This study addresses the challenge of clinical risk prediction using electronic health records (EHRs), which often suffer from double truncation (both left and right truncation) and a scarcity of gold-standard labels, while commonly used surrogate outcomes may introduce substantial bias. The work proposes the first semi-supervised learning framework tailored to doubly truncated settings, integrating a small set of gold-standard labels with a large volume of surrogate outcomes subject to double truncation. By unifying survival analysis with efficient estimation theory, the method offers both theoretical guarantees and practical utility for risk prediction. Simulation studies demonstrate its significant superiority over purely supervised approaches that rely solely on labeled data.
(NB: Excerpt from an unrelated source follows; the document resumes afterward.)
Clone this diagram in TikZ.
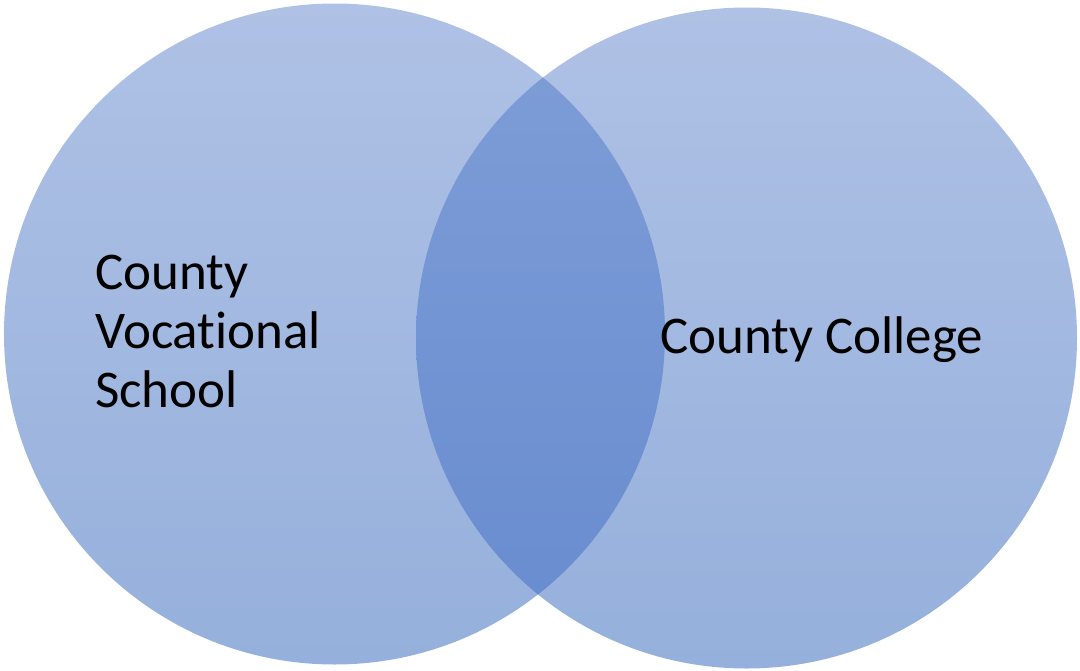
\documentclass[tikz,border=0pt]{standalone}
\usepackage{fontspec}
\setmainfont{Carlito}[Ligatures=NoCommon]
\definecolor{setTop}{RGB}{175,193,229}
\definecolor{setBot}{RGB}{149,176,220}
\definecolor{capTop}{RGB}{127,158,215}
\definecolor{capBot}{RGB}{103,139,207}
\tikzset{setlabel/.style={inner sep=0pt, anchor=base west, align=left, font=\fontsize{53}{59}\selectfont}}
\begin{document}
\begin{tikzpicture}[x=1pt,y=-1pt]
				\useasboundingbox (0,0) rectangle (1080,670);
				\shade[top color=setTop, bottom color=setBot] (334.5,334) circle (330.5);
				\shade[top color=setTop, bottom color=setBot] (746.5,338) circle (330.5);
				\begin{scope}
				\clip (334.5,334) circle (330.5);
				\shade[top color=capTop, bottom color=capBot] (746.5,338) circle (330.5);
				\end{scope}

				\node[setlabel] (vocational) at (95,407) {County\\Vocational\\School};
				\node[setlabel] (college) at (660,353) {County College};
				\end{tikzpicture}
\end{document}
Applied to real-world EHR data, the framework successfully identifies key risk factors for type 2 diabetes, underscoring its clinical relevance and effectiveness.

The rapid expansion of large-scale electronic health record (EHR) data offers unique opportunities to improve the accuracy and efficiency of clinical risk estimation. Yet, because clinical events may occur outside the recording health system, clinical event outcomes are frequently subject to double censoring (both left and right). Besides, gold-standard event times can often only be ascertained through labor-intensive manual chart reviews, yielding labels for only a small subset of patients. Reliance on this limited labeled set alone is limited in efficiency, whereas widely available surrogate outcomes such as the time to first diagnostic code or first disease mention are error-prone and can yield biased estimates if used directly. Semi-supervised learning (SSL) methods provide a principled way to integrate labeled and unlabeled data, and prior work has demonstrated their advantages in settings with binary or right-censored outcomes. However, existing approaches do not accommodate double censoring for risk prediction, which poses additional methodological challenges. To address this gap, we develop a novel SSL framework for risk prediction that combines a small set of gold-standard labels with large-scale surrogate information under double censoring. We establish the theoretical validity of the proposed estimator. Through extensive simulation studies, we show that our method substantially improves estimation efficiency relative to existing supervised estimators (based on the labeled data). Finally, we demonstrate its practical value by applying it to study risk factors for type 2 diabetes (T2D) using EHR data from a health system in the US.